Apple’s ‘Buddhist’ livestreaming foray
In 2019, 60 percent of shoppers said they turned to livestreams for the discounts. Livestreams in China keep audiences engaged by offering time-limited discounts. The urgency created by these tactics can result in a conversion rate of up to 30 percent, according to McKinsey. Here lies the challenge for luxury: balancing upscale branding while leveraging high-conversion channels like livestreams that are steeped in discount culture.
Best practices for livestream anchors typically include focusing on authenticity so that consumers see the recommendations as genuine, instead of a sales pitch. Additionally, audiences are encouraged to interact directly with the hosts, getting real-time answers to their burning questions about cut, color, and styling, for instance. It’s a two-way street of engagement that fosters trust and boosts sales. But recently Apple bucked the trend.
Apple’s first foray into China’s livestreaming for this year’s 618 shopping festival, which ran from May 31 to June 18, became the top-ranked search on Tmall. The show, which was watched by 1.3 million people, highlights how the livestream market is maturing with a stronger focus on high-quality content over steep discounts.
Apple’s livestream stood out from the pack in that it was pre-recorded, hosted by product experts, and focused on product introductions instead of discounts or interaction with a live audience. The Apple product experts offered tips on filmmaking with iPhones and how to use the Apple watch, among other things. Netizens nicknamed the livestream a “Buddhist livestream” due to how calm and organized it was, compared to the frenetic pace of most livestreams.
An increasing focus on quieter, informational content for livestreams, contrasts with the high-octane livestream experiences consumers are used to.
Dong Jie, a popular fashion livestreamer, is known by netizens for the unique, gentle style in which she shares information about her favorite, and usually more niche, high-end designer brands. She has grown her audience rapidly, going from 890,000 fans to over 2 million on Xiaohongshu this year, achieving over $4 million in gross merchandises value during her first two live broadcasts.
In the food and beverage category, Dong Yuhui, another top livestreamer, follows a similar style.

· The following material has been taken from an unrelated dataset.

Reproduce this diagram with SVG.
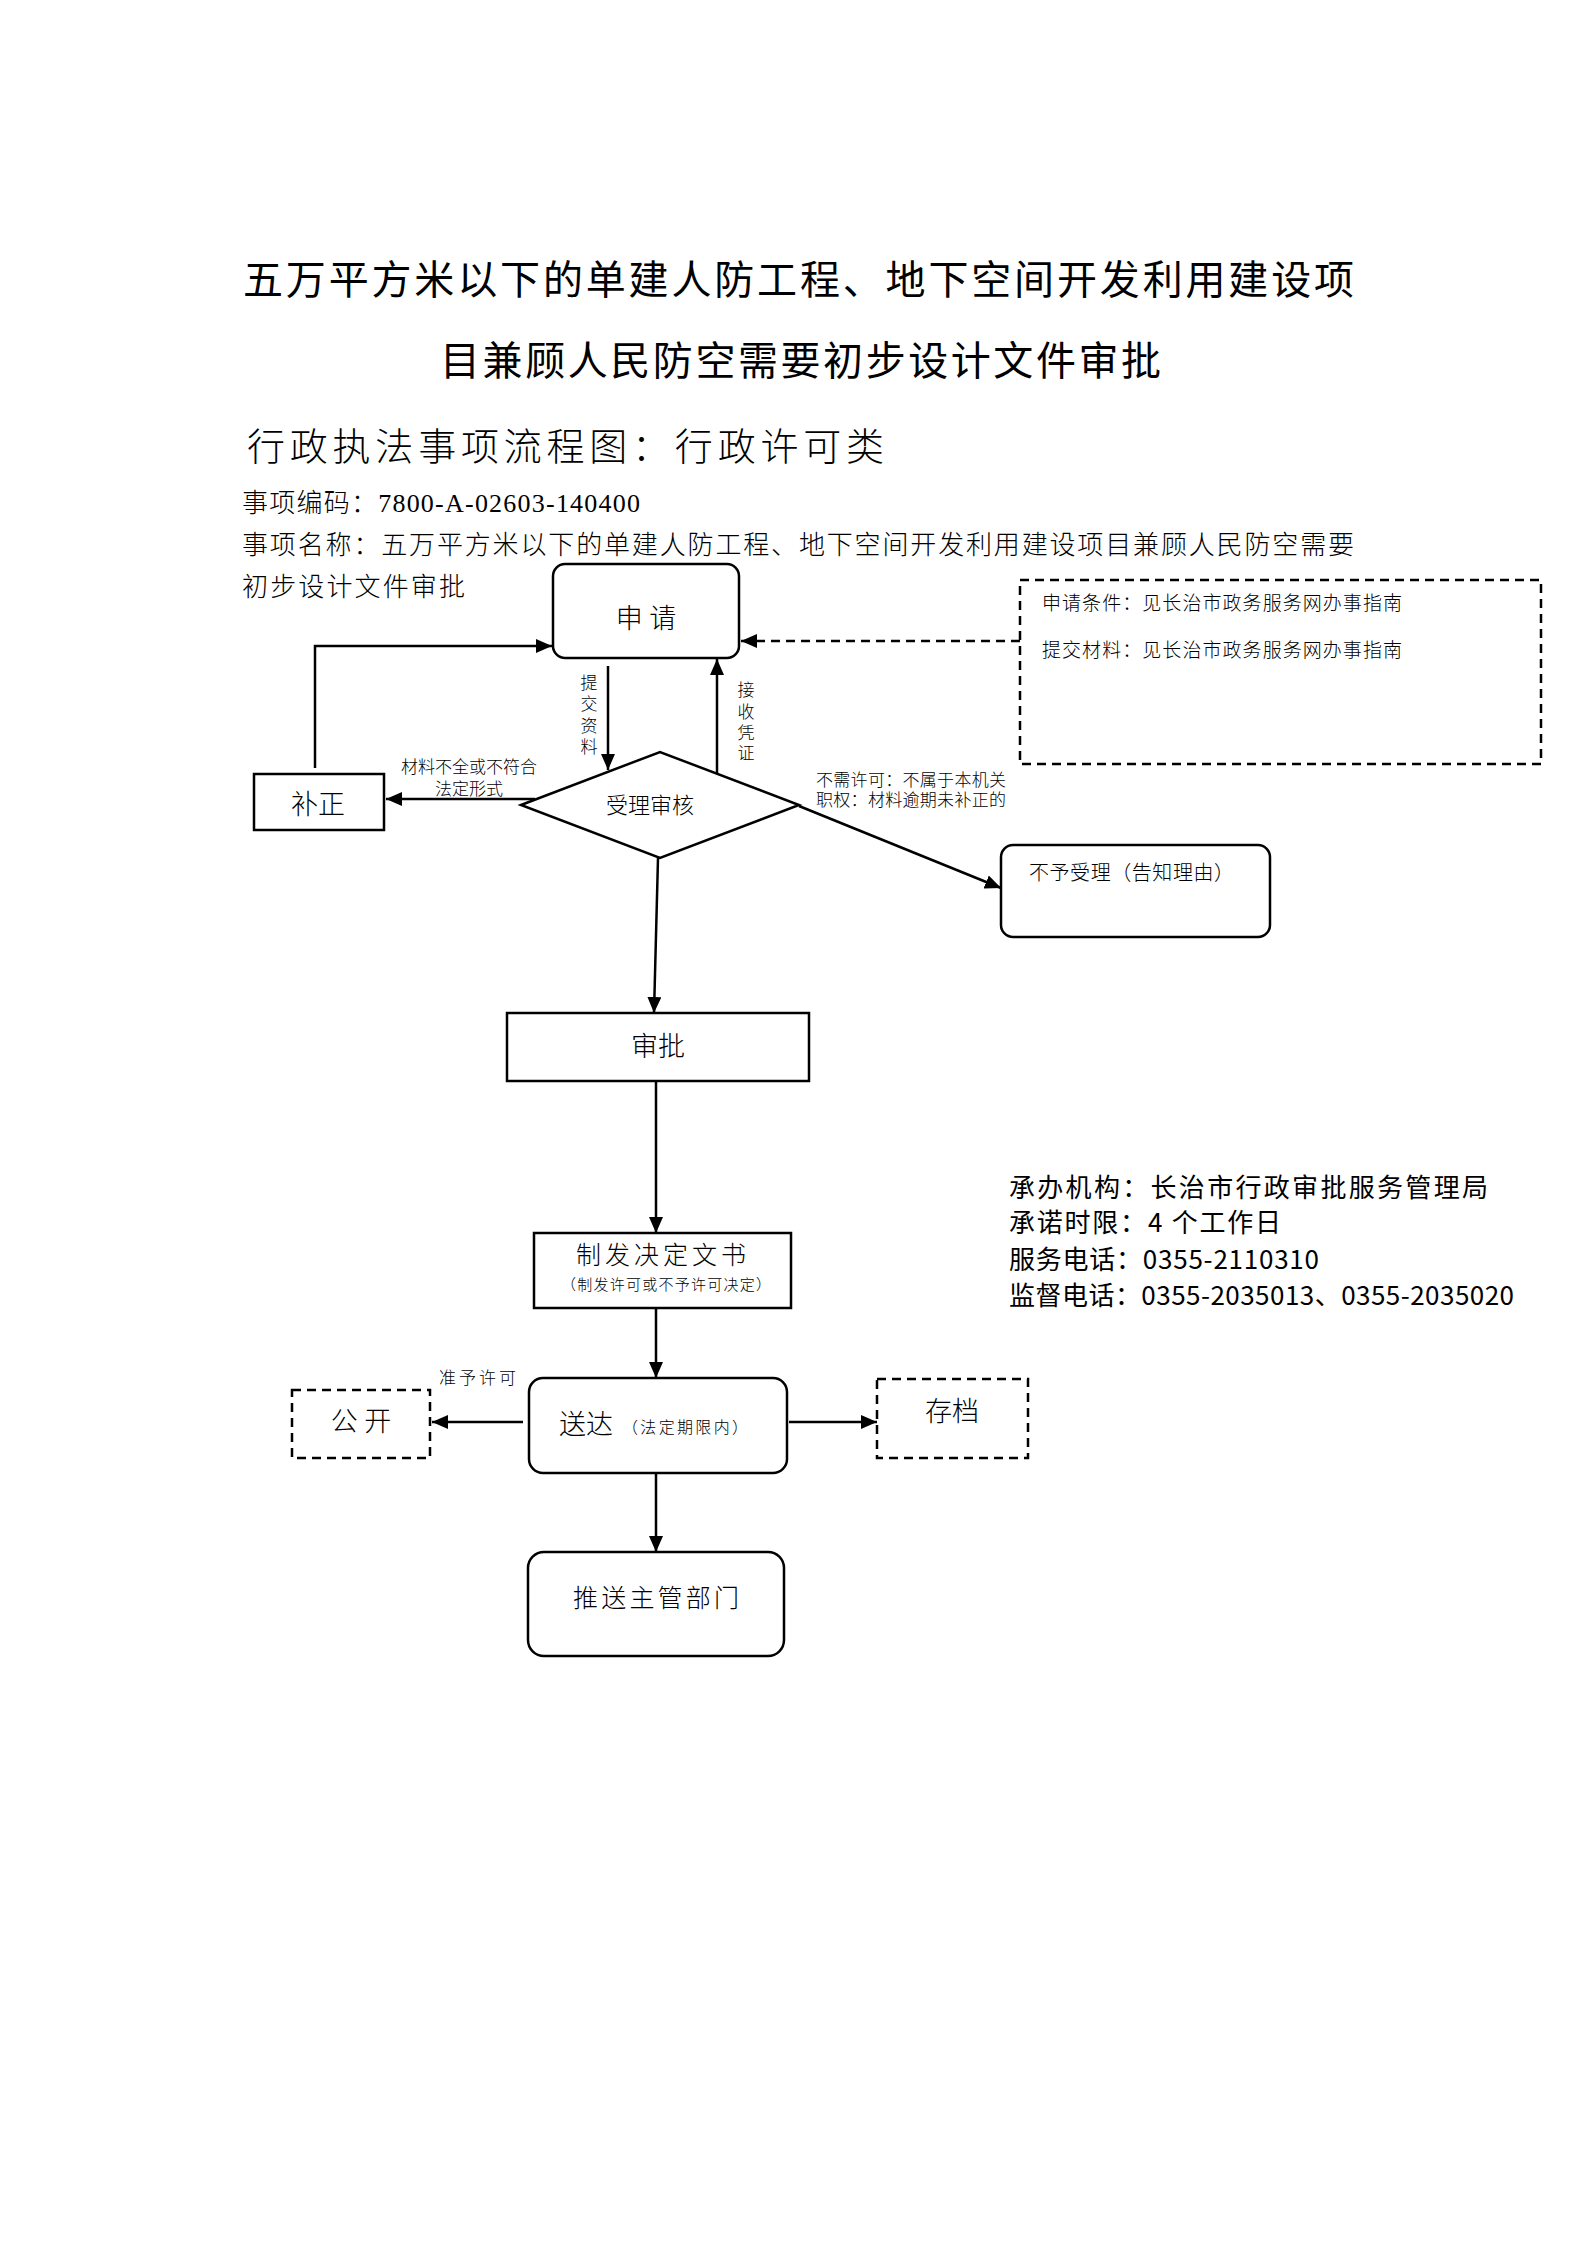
<svg xmlns="http://www.w3.org/2000/svg" width="1587" height="2245" viewBox="0 0 1587 2245">
<style>
.b{fill:#fff;stroke:#000;stroke-width:2.5}
.dbox{fill:none;stroke:#000;stroke-width:2.5;stroke-dasharray:9 6}
.c{fill:none;stroke:#000;stroke-width:2.5}
.cd{fill:none;stroke:#000;stroke-width:2.5;stroke-dasharray:9 6}
.s{font-family:"Liberation Serif","Noto Sans CJK SC",serif;fill:#000;font-weight:300}
.h{font-family:"Noto Sans CJK SC","Liberation Sans",sans-serif;fill:#000}
text{dominant-baseline:central}
</style>
<defs>
<marker id="ah" viewBox="0 0 16 14" refX="16" refY="7" markerWidth="16" markerHeight="14" markerUnits="userSpaceOnUse" orient="auto">
<path d="M0,0 L16,7 L0,14 z" fill="#000"/>
</marker>
</defs>
<rect width="1587" height="2245" fill="#fff"/>

<g id="header">
<text class="h" x="243" y="277" font-size="40" textLength="1111" lengthAdjust="spacing">五万平方米以下的单建人防工程、地下空间开发利用建设项</text>
<text class="h" x="440" y="358" font-size="40" textLength="721" lengthAdjust="spacing">目兼顾人民防空需要初步设计文件审批</text>
<text class="h" x="247" y="443" font-size="38" font-weight="300" textLength="637" lengthAdjust="spacing">行政执法事项流程图：行政许可类</text>
<text class="s" x="242" y="503" font-size="26" textLength="398" lengthAdjust="spacing">事项编码：7800-A-02603-140400</text>
<text class="s" x="242" y="545" font-size="26" textLength="1112" lengthAdjust="spacing">事项名称：五万平方米以下的单建人防工程、地下空间开发利用建设项目兼顾人民防空需要</text>
<text class="s" x="242" y="587" font-size="26" textLength="223" lengthAdjust="spacing">初步设计文件审批</text>
</g>

<g id="connectors">
<line class="c" x1="608" y1="666" x2="608" y2="770" marker-end="url(#ah)"/>
<line class="c" x1="717" y1="774" x2="717" y2="659" marker-end="url(#ah)"/>
<polyline class="c" points="315,768 315,646 552,646" marker-end="url(#ah)"/>
<line class="c" x1="535" y1="799" x2="386" y2="799" marker-end="url(#ah)"/>
<line class="cd" x1="1020" y1="641" x2="741" y2="641" marker-end="url(#ah)"/>
<line class="c" x1="799" y1="806" x2="1001" y2="888" marker-end="url(#ah)"/>
<line class="c" x1="658" y1="858" x2="654" y2="1013" marker-end="url(#ah)"/>
<line class="c" x1="656" y1="1081" x2="656" y2="1233" marker-end="url(#ah)"/>
<line class="c" x1="656" y1="1308" x2="656" y2="1378" marker-end="url(#ah)"/>
<line class="c" x1="523" y1="1422" x2="432" y2="1422" marker-end="url(#ah)"/>
<line class="c" x1="789" y1="1422" x2="877" y2="1422" marker-end="url(#ah)"/>
<line class="c" x1="656" y1="1473" x2="656" y2="1552" marker-end="url(#ah)"/>
<g id="connector-labels">
<g class="s" font-size="17" text-anchor="middle">
<text x="589" y="683">提</text><text x="589" y="704">交</text><text x="589" y="726">资</text><text x="589" y="747">料</text>
<text x="746" y="690">接</text><text x="746" y="712">收</text><text x="746" y="733">凭</text><text x="746" y="753">证</text>
</g>
<text class="s" x="469" y="767" font-size="17" text-anchor="middle">材料不全或不符合</text>
<text class="s" x="469" y="789" font-size="17" text-anchor="middle">法定形式</text>
<text class="s" x="816" y="780" font-size="17" textLength="190" lengthAdjust="spacing">不需许可：不属于本机关</text>
<text class="s" x="816" y="800" font-size="17" textLength="190" lengthAdjust="spacing">职权：材料逾期未补正的</text>
<text class="s" x="439" y="1378" font-size="17" textLength="77" lengthAdjust="spacing">准予许可</text>
</g>
</g>

<g id="node-apply">
<rect class="b" x="553" y="564" width="186" height="94" rx="12"/>
<text class="s" x="646" y="619" font-size="27" text-anchor="middle">申 请</text>
</g>

<g id="node-conditions">
<rect class="dbox" x="1020" y="580" width="521" height="184"/>
<text class="s" x="1042" y="603" font-size="19" textLength="360" lengthAdjust="spacing">申请条件：见长治市政务服务网办事指南</text>
<text class="s" x="1042" y="650" font-size="19" textLength="360" lengthAdjust="spacing">提交材料：见长治市政务服务网办事指南</text>
</g>

<g id="node-correct">
<rect class="b" x="254" y="774" width="130" height="56"/>
<text class="s" x="318" y="805" font-size="27" text-anchor="middle">补正</text>
</g>

<g id="node-review">
<polygon class="b" points="521,805 660,752 799,805 660,858"/>
<text class="s" x="650" y="805" font-size="22" text-anchor="middle">受理审核</text>
</g>

<g id="node-reject">
<rect class="b" x="1001" y="845" width="269" height="92" rx="12"/>
<text class="s" x="1029" y="873" font-size="20" textLength="205" lengthAdjust="spacing">不予受理（告知理由）</text>
</g>

<g id="node-approve">
<rect class="b" x="507" y="1013" width="302" height="68"/>
<text class="s" x="658" y="1047" font-size="27" text-anchor="middle">审批</text>
</g>

<g id="node-decision">
<rect class="b" x="534" y="1233" width="257" height="75"/>
<text class="s" x="576" y="1255" font-size="25" textLength="170" lengthAdjust="spacing">制发决定文书</text>
<text class="s" x="561" y="1285" font-size="15" textLength="210" lengthAdjust="spacing">（制发许可或不予许可决定）</text>
</g>

<g id="node-deliver">
<rect class="b" x="529" y="1378" width="258" height="95" rx="14"/>
<text class="s" x="559" y="1425" font-size="27">送达</text>
<text class="s" x="622" y="1427" font-size="16" textLength="126" lengthAdjust="spacing">（法定期限内）</text>
</g>

<g id="node-public">
<rect class="dbox" x="292" y="1390" width="138" height="68"/>
<text class="s" x="361" y="1422" font-size="27" text-anchor="middle">公 开</text>
</g>

<g id="node-archive">
<rect class="dbox" x="877" y="1379" width="151" height="79"/>
<text class="s" x="952" y="1412" font-size="27" text-anchor="middle">存档</text>
</g>

<g id="node-push">
<rect class="b" x="528" y="1552" width="256" height="104" rx="16"/>
<text class="s" x="573" y="1598" font-size="25" textLength="166" lengthAdjust="spacing">推送主管部门</text>
</g>

<g id="info">
<text class="h" x="1009" y="1185" font-size="26" textLength="479" lengthAdjust="spacing">承办机构：长治市行政审批服务管理局</text>
<text class="h" x="1009" y="1220" font-size="26" textLength="272" lengthAdjust="spacing">承诺时限：4 个工作日</text>
<text class="h" x="1009" y="1257" font-size="26" textLength="310" lengthAdjust="spacing">服务电话：0355-2110310</text>
<text class="h" x="1009" y="1293" font-size="26" textLength="505" lengthAdjust="spacing">监督电话：0355-2035013、0355-2035020</text>
</g>
</svg>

When selling steaks, he tells audiences how to express the taste in English. Netizens have commented that they feel like they are “paying for knowledge.”
More luxury brands are dipping their toes into livestreaming, including Dior and Gucci. Their live content on Douyin has predominantly centered around fashion shows, which fare well with livestream format. Similarly, Versace had its first livestream on Douyin last month, a year after opening its official flagship store on the platform. On the live broadcast, anchors covered Versace’s luxury handbags, shoes and some ready-to-wear, mostly from the Versace Jeans sub-line.
The typically chaotic and promotional inclinations of livestream formats don’t pair well with luxury brands. But as proven by upscale brands like Apple, Dior, Gucci and now Versace, the format is clearly evolving.
The move towards “Buddhist” presentation styles and quieter, more upscale content not only bodes well for luxury brands, but it highlights the maturing nature of the format in China. Embracing high-quality livestreaming content is a game-changer for engaging Chinese audiences.